As mentioned above, by engineering the lattice constant of the PhC, the lasing wavelength can be easily tuned. Here, we propose a multi-wavelength PhC-DBR NW laser array for on-chip wavelength division multiplexer (WDM) applications, as shown in Figure 1. The three NWs are same in material, dimension, and emitting spectra. By optimizing lattice constants of three PhCs, single-mode lasing is achieved at different wavelengths. The output spectra of three lasers are presented in Figure 7. The output spectra are centered at 1530 nm, 1550 nm, and 1570 nm, respectively, corresponding to three wavelengths of coarse WDM systems.
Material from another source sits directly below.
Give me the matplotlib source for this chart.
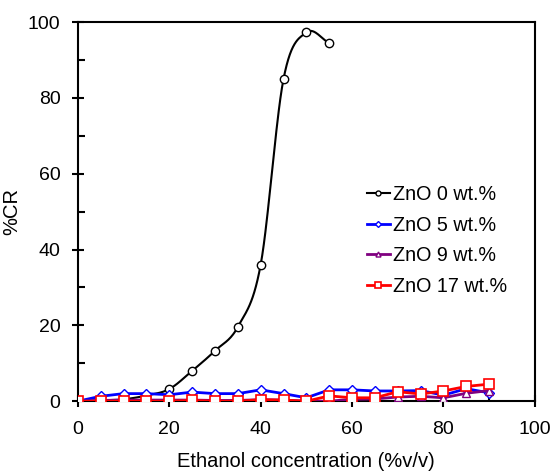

The Q factors are 1456.4, 1233.2 and 1301.5, respectively. Moreover, all resonant modes show excellent single-mode behavior, with calculated high side-mode suppression ratio (SMSR) of 15 dB, 12 dB, and 14 dB, respectively.

4. Conclusions

In summary, we proposed and simulated a low-threshold miniaturized single-mode NW laser operating at telecommunication wavelengths. The device was composed of a single InGaAs NW, a PhC microcavity, and asymmetric distributed-Bragg-reflector mirrors. The mode characteristics and threshold properties were calculated using the FDTD method. The simulation results show that the PhC microcavity and DBR mirrors provide effective subwavelength confinement and strong optical feedback, respectively, leading to significantly enhanced confinement factor, end-facet reflectivity, and quality factor. A lowest threshold of ~80 cm⁻¹ and ultra-small cut-off radius of ~40 nm are obtained, reduced by 67% and 70%, respectively, compared with a traditional NW laser. In addition, due to the photonic band gap effect, single-mode lasing is achieved with a high side-mode suppression ratio of >12 dB. By adjusting the lattice constant of the photonic crystal, the lasing wavelength could be effectively tuned, enabling the realization of on-chip laser array which can output multiple wavelengths. This work may open up new opportunities for the development of low-threshold miniaturized nanolasers and low-consumption high-density photonic integrated circuits.